En 1979, dans le cadre de son cours hebdomadaire au Collège de France, Michel Foucault consacre trois séances à la théorie néolibérale. Il y analyse des auteurs peu connus en France: les économistes allemands de l'après-guerre, l'Autrichien Friedrich Hayek ou encore l'ultralibéral américain Gary Becker, futur prix Nobel d'économie.
Avec un sens stupéfiant de l'anticipation, il dévoile le véritable projet de ce courant de pensée: officiellement, le néolibéralisme prétend «libérer» les individus et leur permettre d'agir à leur guise; en réalité, explique le philosophe, il s'agit d'imposer une façon de vivre entièrement guidée par l'intérêt et le calcul économique. Le marché n'est pas un mécanisme naturel, mais un dispositif, une «discipline», une «technique de gouvernement», comme la prison ou l'hôpital psychiatrique. Le néolibéralisme fabrique Homo economicus de la même manière que la clinique fabrique le fou.
A l'époque, la question n'intéresse guère. Thatcher n'est pas encore au pouvoir, et personne n'imagine la déferlante néolibérale qui va s'abattre sur la planète. Foucault passe à un autre sujet, et, lorsqu'il meurt, en 1984, cet aspect de son travail tombe dans l'oubli. En 2004, le cours de 1979 devient un livre, sous le titre «Naissance de la biopolitique», ce qui ne facilite pas sa diffusion dans le milieu des économistes.
Il faut attendre 2009 et l'ouvrage de deux philosophes, Pierre Dardot et Christian Laval, pour que s'impose l'idée que Foucault fut aussi un génial analyste de l'économie libérale. Dans «la Nouvelle Raison du monde», les deux auteurs appliquent son intuition à la crise financière: ce qui nous est présenté comme un chaos incontrôlé procède en réalité d'une rationalité délibérée, d'un «système disciplinaire mondial». Détail significatif: parmi les intellectuels marqués par la lecture du Dardot-Laval, on trouve Aquilino Morelle, le conseiller politique de l'Elysée et rédacteur du fameux discours du candidat Hollande au Bourget sur la finance...
Des grands théoriciens des années 1970, Foucault est désormais le plus influent, loin devant Lacan, Derrida, Deleuze ou Bourdieu. Et son rayonnement dépasse le champ de la philosophie. «Biopolitique», «contrôle», «dispositif», «normes» ou «souci de soi», «gouvernementalité» sont des concepts foucaldiens utilisés couramment en histoire, en sociologie, en économie, en géographie... «Le siècle sera deleuzien», avait gentiment écrit Foucault à propos de son ami (et rival); il semble que le siècle soit surtout foucaldien.
A travers ces cours, Foucault offre des outils uniques pour aborder les grandes questions politiques de notre époque: qu'est-ce que le pouvoir?

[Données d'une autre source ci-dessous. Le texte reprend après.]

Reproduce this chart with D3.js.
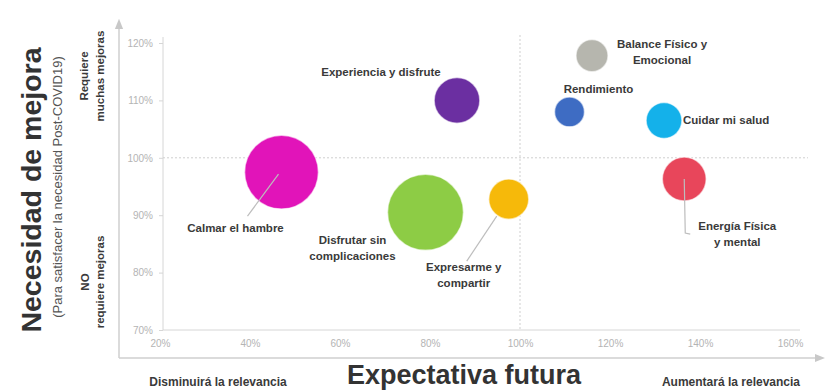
<!DOCTYPE html>
<html>
<head>
<meta charset="utf-8">
<script src="https://cdn.jsdelivr.net/npm/d3@7"></script>
<style>
  body { margin: 0; background: #fff; }
  text { font-family: Arial, "Liberation Sans", sans-serif; }
</style>
</head>
<body>
<script>
var width = 838, height = 390;

// data
var names = ['Calmar el hambre', 'Experiencia y disfrute', 'Disfrutar sin complicaciones',
  'Expresarme y compartir', 'Balance Físico y Emocional', 'Rendimiento',
  'Cuidar mi salud', 'Energía Física y mental'];
var expectativa = [47, 86, 79, 97.5, 116, 111, 132, 136.5];   // x, %
var necesidad = [97.5, 110, 90.5, 92.8, 117.8, 108, 106.5, 96.3]; // y, %
var tamano = [34, 13, 36, 10, 6.4, 5.6, 8, 12];
var colores = ['#e114b9', '#6b2fa1', '#8dcc45', '#f6b90a', '#b6b6ae', '#3e6cc3', '#14b1ea', '#e8465b'];
var xTicks = [20, 40, 60, 80, 100, 120, 140, 160];
var yTicks = [70, 80, 90, 100, 110, 120];

// label placement: lines, offset from bubble centre, anchor, leader
var labelLayout = {
  'Calmar el hambre': { lines: ['Calmar el hambre'], dx: -46, dy: 60, anchor: 'middle', leader: [[-3, 2], [-34, 44]] },
  'Experiencia y disfrute': { lines: ['Experiencia y disfrute'], dx: -76, dy: -24, anchor: 'middle' },
  'Disfrutar sin complicaciones': { lines: ['Disfrutar sin', 'complicaciones'], dx: -73, dy: 32, anchor: 'middle' },
  'Expresarme y compartir': { lines: ['Expresarme y', 'compartir'], dx: -45, dy: 72, anchor: 'middle', leader: [[-12, 17], [-42, 62]] },
  'Balance Físico y Emocional': { lines: ['Balance Físico y', 'Emocional'], dx: 70, dy: -8, anchor: 'middle' },
  'Rendimiento': { lines: ['Rendimiento'], dx: 29, dy: -19, anchor: 'middle' },
  'Cuidar mi salud': { lines: ['Cuidar mi salud'], dx: 19, dy: 4, anchor: 'start' },
  'Energía Física y mental': { lines: ['Energía Física', 'y mental'], dx: 53, dy: 51, anchor: 'middle', leader: [[0, 0], [1, 54], [6, 55]] }
};

var data = names.map(function(n, i) {
  return { name: n, x: expectativa[i], y: necesidad[i], s: tamano[i], c: colores[i] };
});

var svg = d3.select('body').append('svg')
  .attr('width', width)
  .attr('height', height);

var x = d3.scaleLinear().domain([20, 160]).range([160, 790]);
var y = d3.scaleLinear().domain([70, 120]).range([330, 43]);
var r = d3.scaleSqrt().domain([0, 36]).range([0, 38]);

var grey = '#d6d6d6';

// outer arrows
svg.append('defs').append('marker')
  .attr('id', 'arrow')
  .attr('viewBox', '0 0 10 10')
  .attr('refX', 5).attr('refY', 5)
  .attr('markerWidth', 7).attr('markerHeight', 7)
  .attr('orient', 'auto')
  .append('path')
  .attr('d', 'M0,1 L10,5 L0,9 z')
  .attr('fill', '#c8c8c8');

svg.append('line')
  .attr('x1', 119).attr('y1', 358).attr('x2', 119).attr('y2', 24)
  .attr('stroke', '#cfcfcf').attr('stroke-width', 1.5)
  .attr('marker-end', 'url(#arrow)');
svg.append('line')
  .attr('x1', 119).attr('y1', 358).attr('x2', 820).attr('y2', 358)
  .attr('stroke', '#cfcfcf').attr('stroke-width', 1.5)
  .attr('marker-end', 'url(#arrow)');

// axes
var yAxis = svg.append('g')
  .attr('transform', 'translate(163,0)')
  .call(d3.axisLeft(y).tickValues(yTicks).tickSize(4).tickFormat(function(d) { return d + '%'; }));
yAxis.select('.domain').attr('d', 'M0,' + (y(120) - 6) + 'V' + y(70)).attr('stroke', grey);
yAxis.selectAll('.tick line').attr('stroke', grey);
yAxis.selectAll('.tick text').attr('fill', '#b4b4b4').attr('font-size', 10).attr('x', -10);

var xAxis = svg.append('g')
  .attr('transform', 'translate(0,' + y(70) + ')')
  .call(d3.axisBottom(x).tickValues(xTicks).tickSize(0).tickFormat(function(d) { return d + '%'; }));
xAxis.select('.domain').attr('d', 'M163,0H800').attr('stroke', grey);
xAxis.selectAll('.tick text').attr('fill', '#b4b4b4').attr('font-size', 10).attr('y', 10);

// reference lines at 100%
svg.append('line')
  .attr('x1', 163).attr('x2', 808)
  .attr('y1', y(100)).attr('y2', y(100))
  .attr('stroke', '#cfcfcf').attr('stroke-dasharray', '2,2');
svg.append('line')
  .attr('x1', x(100)).attr('x2', x(100))
  .attr('y1', y(120) - 8).attr('y2', y(70))
  .attr('stroke', '#cfcfcf').attr('stroke-dasharray', '2,2');

// bubbles
svg.selectAll('circle.b')
  .data(data)
  .enter()
  .append('circle')
  .attr('class', 'b')
  .attr('cx', function(d) { return x(d.x); })
  .attr('cy', function(d) { return y(d.y); })
  .attr('r', function(d) { return r(d.s); })
  .attr('fill', function(d) { return d.c; })
  .attr('stroke', '#fff')
  .attr('stroke-opacity', 0.6)
  .attr('stroke-width', 1.5);

// leaders
data.forEach(function(d) {
  var L = labelLayout[d.name];
  if (!L.leader) return;
  var cx = x(d.x), cy = y(d.y);
  svg.append('path')
    .attr('d', d3.line()(L.leader.map(function(p) { return [cx + p[0], cy + p[1]]; })))
    .attr('fill', 'none')
    .attr('stroke', '#bdbdbd')
    .attr('stroke-width', 1.2);
});

// labels
data.forEach(function(d) {
  var L = labelLayout[d.name];
  var t = svg.append('text')
    .attr('x', x(d.x) + L.dx)
    .attr('y', y(d.y) + L.dy)
    .attr('text-anchor', L.anchor)
    .attr('font-size', 11.5)
    .attr('font-weight', 'bold')
    .attr('fill', '#3a3a3a');
  L.lines.forEach(function(line, i) {
    t.append('tspan')
      .attr('x', x(d.x) + L.dx)
      .attr('dy', i === 0 ? 0 : 16)
      .text(line);
  });
});

// left titles
function vText(cx, cy, txt, size, weight, fill) {
  svg.append('text')
    .attr('transform', 'translate(' + cx + ',' + cy + ') rotate(-90)')
    .attr('text-anchor', 'middle')
    .attr('dominant-baseline', 'central')
    .attr('font-size', size)
    .attr('font-weight', weight)
    .attr('fill', fill)
    .text(txt);
}
vText(31, 190, 'Necesidad de mejora', 28.5, 'bold', '#333');
vText(57, 187, '(Para satisfacer la necesidad Post-COVID19)', 13, 'normal', '#555');
vText(84, 76, 'Requiere', 11.5, 'bold', '#3a3a3a');
vText(100, 76, 'muchas mejoras', 11.5, 'bold', '#3a3a3a');
vText(85, 282, 'NO', 11.5, 'bold', '#3a3a3a');
vText(100, 282, 'requiere mejoras', 11.5, 'bold', '#3a3a3a');

// bottom titles
svg.append('text')
  .attr('x', 464).attr('y', 384)
  .attr('text-anchor', 'middle')
  .attr('font-size', 27)
  .attr('font-weight', 'bold')
  .attr('fill', '#333')
  .text('Expectativa futura');
svg.append('text')
  .attr('x', 218).attr('y', 386)
  .attr('text-anchor', 'middle')
  .attr('font-size', 12)
  .attr('font-weight', 'bold')
  .attr('fill', '#3a3a3a')
  .text('Disminuirá la relevancia');
svg.append('text')
  .attr('x', 731).attr('y', 386)
  .attr('text-anchor', 'middle')
  .attr('font-size', 12)
  .attr('font-weight', 'bold')
  .attr('fill', '#3a3a3a')
  .text('Aumentará la relevancia');
</script>
</body>
</html>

De quoi est-il capable? Que puis-je faire face à lui? La clé de voûte de sa pensée, c'est le concept de biopolitique. Par ce néologisme, le philosophe désigne le fait que, depuis le XVIIe siècle, le principal pouvoir de l'Etat souverain sur ses sujets n'est plus de les mettre à mort (comme à l'époque féodale), mais de les faire vivre.
On peut apprécier Foucault sans être hostile au libéralisme. Tel est le cas de son ancien assistant, François Ewald, et du sociologue Geoffroy de Lagasnerie, qui voit dans «Naissance de la biopolitique» une sorte d'éloge de la pensée néolibérale. Du reste, c'est la troisime explication: Foucault critique, mais ne tombe jamais dans la simple indignation. Il ne diabolise pas le pouvoir, ne le réduit pas à la seule domination. Pour lui, gouverner est une relation à deux, et si nos façons de vivre, nos conduites sont fixées par le pouvoir, elles sont pourtant nécessaires car elles font de nous des sujets actifs. Par exemple, avec la carte d'identité, l'Etat me contrôle, mais il me permet aussi de voyager. Dès lors, la contestation passe surtout par des «micro-résistances», qui ne cherchent pas à abattre les normes, mais à les rendre plus vivables.
A la fin de sa vie, Foucault explore de nouveaux thèmes (le «souci de soi», la «vraie vie», le «courage de la vérité»), se passionne pour Tertullien, Cassien, saint Jean Chrysostome, le christianisme primitif, les techniques de la confession et de l'aveu, les exercices spirituels issus du concile de Trente...Et se rapproche du philosophe Pierre Hadot, le grand inspirateur du renouveau de la philosophie comme manière de vivre. Il popularise son oeuvre, le fait élire au Collège de France. Quand on sait que Pierre Hadot eut notamment pour disciples Luc Ferry et Michel Onfray, on voit que l'impact de Foucault sur le champ intellectuel français peut atteindre des dimensions insoupçonnées.